Looking at Slide 18 of the NZEC presentation I am wondering: Why isn`t there a Tag Oil production facility shown?
This is a quote from TAO’s letter to the shareholders dating July 29th 2011. “We now produce approximately 950 BOE per day, with an anticipated production ramp-up past 5,000 BOE per day from our current "behind-pipe" production capability at our Cheal and Sidewinder oil and gas fields.

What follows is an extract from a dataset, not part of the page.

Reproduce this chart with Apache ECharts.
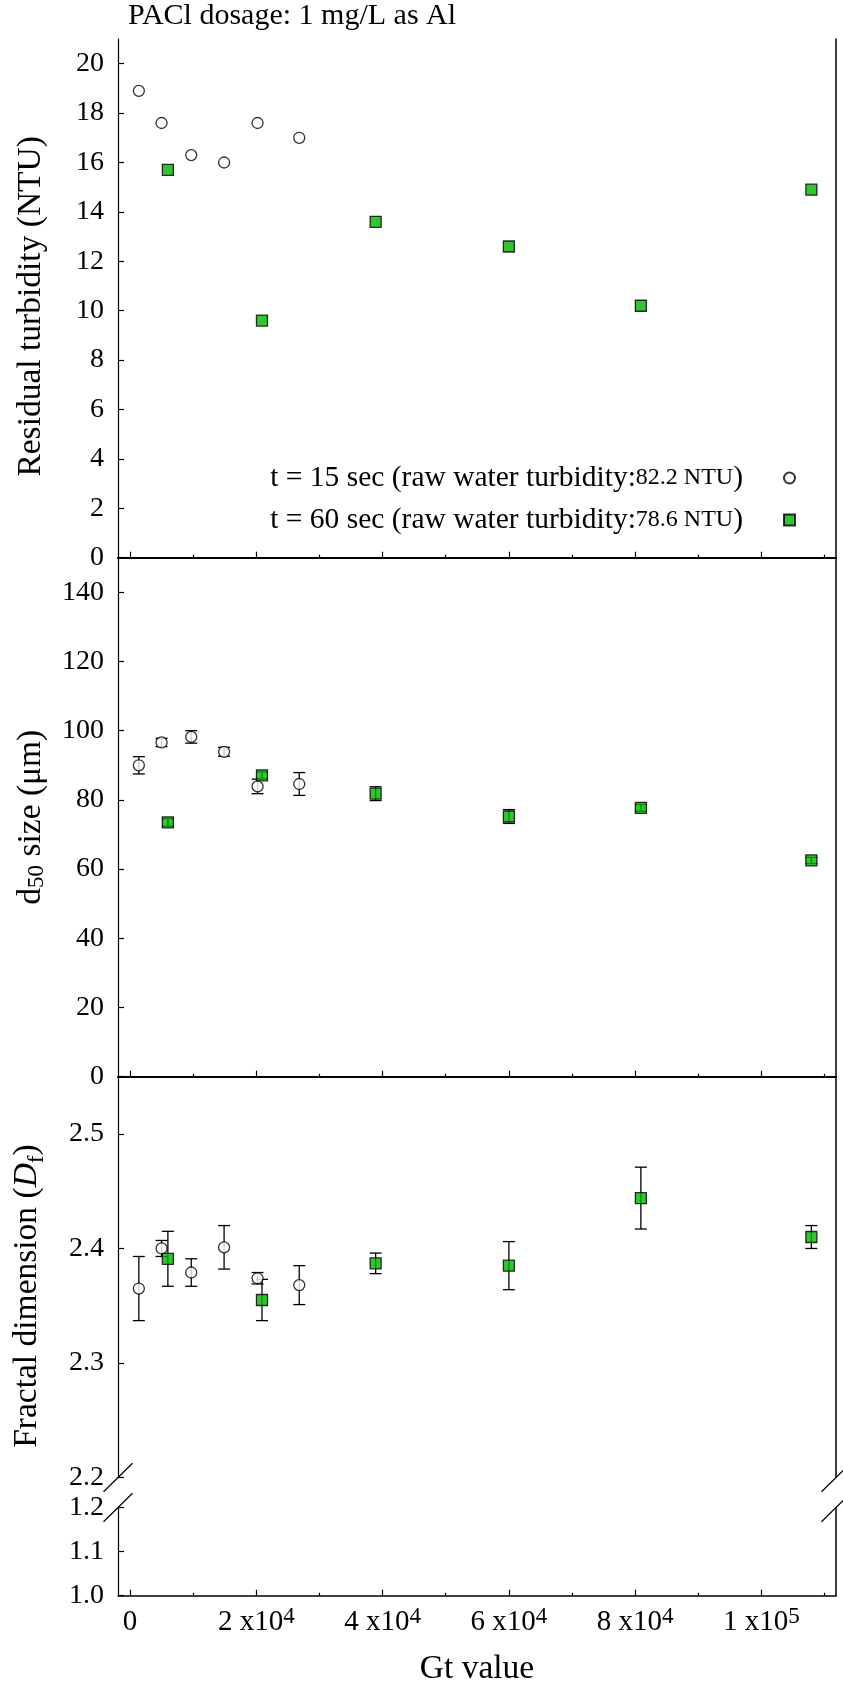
<!DOCTYPE html>
<html>
<head>
<meta charset="utf-8">
<script src="https://cdn.jsdelivr.net/npm/echarts@6/dist/echarts.min.js"></script>
<style>
  html, body { margin: 0; padding: 0; background: #fff; }
  #main { width: 843px; height: 1689px; }
</style>
</head>
<body>
<div id="main"></div>
<script>
// Gt values of the two data sets
const gt15 = [1400, 5000, 9700, 14900, 20200, 26800]
const gt60 = [6000, 20900, 38900, 60000, 80900, 107900]

// residual turbidity (NTU)
const turb15 = [18.9, 17.6, 16.3, 16.0, 17.6, 17.0]
const turb60 = [15.7, 9.6, 13.6, 12.6, 10.2, 14.9]

// d50 size (um) and error
const d50_15 = [90.0, 96.6, 98.2, 93.9, 83.9, 84.6]
const d50_15err = [2.5, 1.2, 1.8, 1.3, 2.1, 3.3]
const d50_60 = [73.5, 87.1, 81.8, 75.2, 77.7, 62.5]
const d50_60err = [1.1, 1.0, 2.0, 2.0, 1.0, 0.9]

// fractal dimension and error
const df15 = [2.365, 2.400, 2.379, 2.401, 2.374, 2.368]
const df15err = [0.028, 0.007, 0.012, 0.019, 0.005, 0.017]
const df60 = [2.391, 2.355, 2.387, 2.385, 2.444, 2.410]
const df60err = [0.024, 0.018, 0.009, 0.021, 0.027, 0.010]

// x ticks
const xMajor = [0, 20000, 40000, 60000, 80000, 100000]
const xMinor = [10000, 30000, 50000, 70000, 90000, 110000]
const xTickText = ['0', '2 x10', '4 x10', '6 x10', '8 x10', '1 x10']
const xTickPow = ['', '4', '4', '4', '4', '5']

const seriesNames = ['t = 15 sec', 't = 60 sec']
const legendMain = ['t = 15 sec (raw water turbidity:', 't = 60 sec (raw water turbidity:']
const legendSmall = ['82.2 NTU', '78.6 NTU']

const FONT = 'Liberation Serif'
const GREEN = '#00b400'
const LEFT = 118
const RIGHT = 7
const tops = [39, 557.7, 1076.7, 1507.5]
const heights = [518.7, 519, 400.8, 88.2]
const xMin = -1900
const xMax = 111800

const chart = echarts.init(document.getElementById('main'))

function errRender (params, api) {
  const x = api.value(0)
  const p1 = api.coord([x, api.value(2)])
  const p2 = api.coord([x, api.value(1)])
  const w = 6
  const st = { stroke: '#000', lineWidth: 1.3 }
  return {
    type: 'group',
    children: [
      { type: 'line', shape: { x1: p1[0], y1: p1[1], x2: p2[0], y2: p2[1] }, style: st },
      { type: 'line', shape: { x1: p1[0] - w, y1: p1[1], x2: p1[0] + w, y2: p1[1] }, style: st },
      { type: 'line', shape: { x1: p2[0] - w, y1: p2[1], x2: p2[0] + w, y2: p2[1] }, style: st }
    ]
  }
}

function errData (xs, vals, errs) {
  return xs.map((g, k) => [g, vals[k] - errs[k], vals[k] + errs[k]])
}

function pts (xs, vals) {
  return xs.map((g, k) => [g, vals[k]])
}

const xAxes = []
for (let i = 0; i < 4; i++) {
  xAxes.push({
    gridIndex: i,
    type: 'value',
    position: 'bottom',
    min: xMin,
    max: xMax,
    axisLine: { show: i !== 2, onZero: false, lineStyle: { color: '#000', width: i < 2 ? 2 : 1.5 } },
    axisTick: { show: i !== 2, inside: true, length: 6, customValues: xMajor, lineStyle: { color: '#000', width: 1.2 } },
    axisLabel: {
      show: i === 3,
      customValues: xMajor,
      margin: 10,
      color: '#000',
      fontFamily: FONT,
      fontSize: 29,
      formatter: function (v) {
        const k = xMajor.indexOf(v)
        if (k < 0) return ''
        if (!xTickPow[k]) return '{m|' + xTickText[k] + '}'
        return '{m|' + xTickText[k] + '}{s|' + xTickPow[k] + '}'
      },
      rich: {
        m: { fontFamily: FONT, fontSize: 29, color: '#000', lineHeight: 34 },
        s: { fontFamily: FONT, fontSize: 23, color: '#000', lineHeight: 22, verticalAlign: 'top' }
      }
    },
    splitLine: { show: false },
    name: i === 3 ? 'Gt value' : '',
    nameLocation: 'middle',
    nameGap: 57,
    nameTextStyle: { fontFamily: FONT, fontSize: 33.5, color: '#000' }
  })
  xAxes.push({
    gridIndex: i,
    type: 'value',
    position: 'bottom',
    min: xMin,
    max: xMax,
    axisLine: { show: false },
    axisTick: { show: i !== 2, inside: true, length: 3, customValues: xMinor, lineStyle: { color: '#000', width: 1.2 } },
    axisLabel: { show: false },
    splitLine: { show: false }
  })
}
// top frame line of the first panel
xAxes.push({
  gridIndex: 0, type: 'value', position: 'top', min: xMin, max: xMax,
  axisLine: { show: true, lineStyle: { color: '#000', width: 1.2 } },
  axisTick: { show: false }, axisLabel: { show: false }, splitLine: { show: false }
})

const yCfg = [
  { min: 0, max: 21, interval: 2, name: 'Residual turbidity (NTU)', dec: 0, maxLabel: false, pad: [0, 16, 0, 0] },
  { min: 0, max: 150, interval: 20, name: 'd{sub|50} size (μm)', dec: 0, maxLabel: false, pad: [0, 0, 0, 0] },
  { min: 2.2, max: 2.55, interval: 0.1, name: 'Fractal dimension ({it|D}{sub|f})', dec: 1, maxLabel: false, pad: [0, 38, 0, 0] },
  { min: 1.0, max: 1.2, interval: 0.1, name: '', dec: 1, maxLabel: true, pad: [0, 0, 0, 0] }
]

const yAxes = []
yCfg.forEach((c, i) => {
  yAxes.push({
    gridIndex: i,
    type: 'value',
    position: 'left',
    min: c.min,
    max: c.max,
    interval: c.interval,
    axisLine: { show: true, onZero: false, lineStyle: { color: '#000', width: 1.2 } },
    axisTick: { inside: true, length: 6, lineStyle: { color: '#000', width: 1.2 } },
    axisLabel: {
      margin: 14, color: '#000', fontFamily: FONT, fontSize: 28,
      showMaxLabel: c.maxLabel,
      formatter: v => Number(v).toFixed(c.dec)
    },
    splitLine: { show: false },
    name: c.name,
    nameLocation: 'middle',
    nameRotate: 90,
    nameGap: 70,
    nameTextStyle: {
      fontFamily: FONT, fontSize: 33.5, color: '#000', padding: c.pad,
      rich: {
        sub: { fontFamily: FONT, fontSize: 23, color: '#000', lineHeight: 22, verticalAlign: 'bottom' },
        it: { fontFamily: FONT, fontSize: 33.5, fontStyle: 'italic', color: '#000', lineHeight: 42 }
      }
    }
  })
  yAxes.push({
    gridIndex: i,
    type: 'value',
    position: 'right',
    min: c.min,
    max: c.max,
    axisLine: { show: true, onZero: false, lineStyle: { color: '#000', width: 1.5 } },
    axisTick: { show: false },
    axisLabel: { show: false },
    splitLine: { show: false }
  })
})

const circleStyle = { color: '#fff', borderColor: '#000', borderWidth: 1.3 }
const squareStyle = { color: GREEN, borderColor: '#000', borderWidth: 1.3 }

function scatter (name, grid, data, isSquare) {
  return {
    name: name,
    type: 'scatter',
    xAxisIndex: grid * 2,
    yAxisIndex: grid * 2,
    symbol: isSquare ? 'rect' : 'circle',
    symbolSize: 11,
    itemStyle: isSquare ? squareStyle : circleStyle,
    data: data,
    z: 5
  }
}

function errSeries (grid, data) {
  return {
    name: 'err',
    type: 'custom',
    xAxisIndex: grid * 2,
    yAxisIndex: grid * 2,
    renderItem: errRender,
    encode: { x: 0, y: [1, 2] },
    data: data,
    z: 3
  }
}

// break marks on the lower panel
const gBottom = tops[2] + heights[2]
const gTop = tops[3]
const xR = 843 - RIGHT
const breaks = []
;[LEFT, xR].forEach(x => {
  ;[gBottom, gTop].forEach(y => {
    breaks.push({
      type: 'line',
      shape: { x1: x - 14.5, y1: y + 14.2, x2: x + 14.5, y2: y - 14.2 },
      style: { stroke: '#000', lineWidth: 1.2 },
      z: 100
    })
  })
})

const option = {
  animation: false,
  backgroundColor: '#fff',
  title: {
    text: 'PACl dosage: 1 mg/L as Al',
    left: 128,
    top: 1,
    padding: 0,
    textStyle: { fontFamily: FONT, fontSize: 30, fontWeight: 'normal', color: '#000' }
  },
  legend: {
    right: 47,
    top: 463,
    orient: 'vertical',
    align: 'right',
    padding: 0,
    itemWidth: 11,
    itemHeight: 11,
    itemGap: 12,
    selectedMode: false,
    data: seriesNames,
    formatter: function (name) {
      const k = seriesNames.indexOf(name)
      return '{a|' + legendMain[k] + '}{b|' + legendSmall[k] + '}{a|)}'
    },
    textStyle: {
      fontFamily: FONT, color: '#000', padding: [0, 36, 0, 0],
      rich: {
        a: { fontFamily: FONT, fontSize: 29.5, color: '#000', lineHeight: 31 },
        b: { fontFamily: FONT, fontSize: 24, color: '#000', lineHeight: 31 }
      }
    }
  },
  grid: tops.map((t, i) => ({ left: LEFT, right: RIGHT, top: t, height: heights[i] })),
  xAxis: xAxes,
  yAxis: yAxes,
  graphic: breaks,
  series: [
    scatter(seriesNames[0], 0, pts(gt15, turb15), false),
    scatter(seriesNames[1], 0, pts(gt60, turb60), true),
    errSeries(1, errData(gt15, d50_15, d50_15err)),
    errSeries(1, errData(gt60, d50_60, d50_60err)),
    scatter(seriesNames[0], 1, pts(gt15, d50_15), false),
    scatter(seriesNames[1], 1, pts(gt60, d50_60), true),
    errSeries(2, errData(gt15, df15, df15err)),
    errSeries(2, errData(gt60, df60, df60err)),
    scatter(seriesNames[0], 2, pts(gt15, df15), false),
    scatter(seriesNames[1], 2, pts(gt60, df60), true)
  ]
}

chart.setOption(option)
</script>
</body>
</html>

These newly discovered oil and gas reserves are only awaiting Cheal's artificial lift system expansion and the Sidewinder Production Station commissioning, both on schedule to occur in coming months.”
I understood from the above mentioned letter that the facilities cost $35 million and would at least accommodate the 950 BOE + the above mentioned 5,000 BOE adding up to roughly 6,000 BOE (minimum?) -> $6,000/1 BOE – This seems a lot to me! But I have nothing to compare with. Unfortunately we still have production restrictions because of a lack of production facilities. Although the production ist still under 6000 BOE. And TAO announced to build more production facilities in 2012.
The Waihapa production station is described as a 25,000 bbl/d oil processing facility with 7,800 bbl oil storage capacity.
NZEC's purchase price for the acquisition of the Waihapa production station (including all the other assets) was $42 million. Comparing this to the Sidewinder Production Station seems to be a steal. Any thoughts?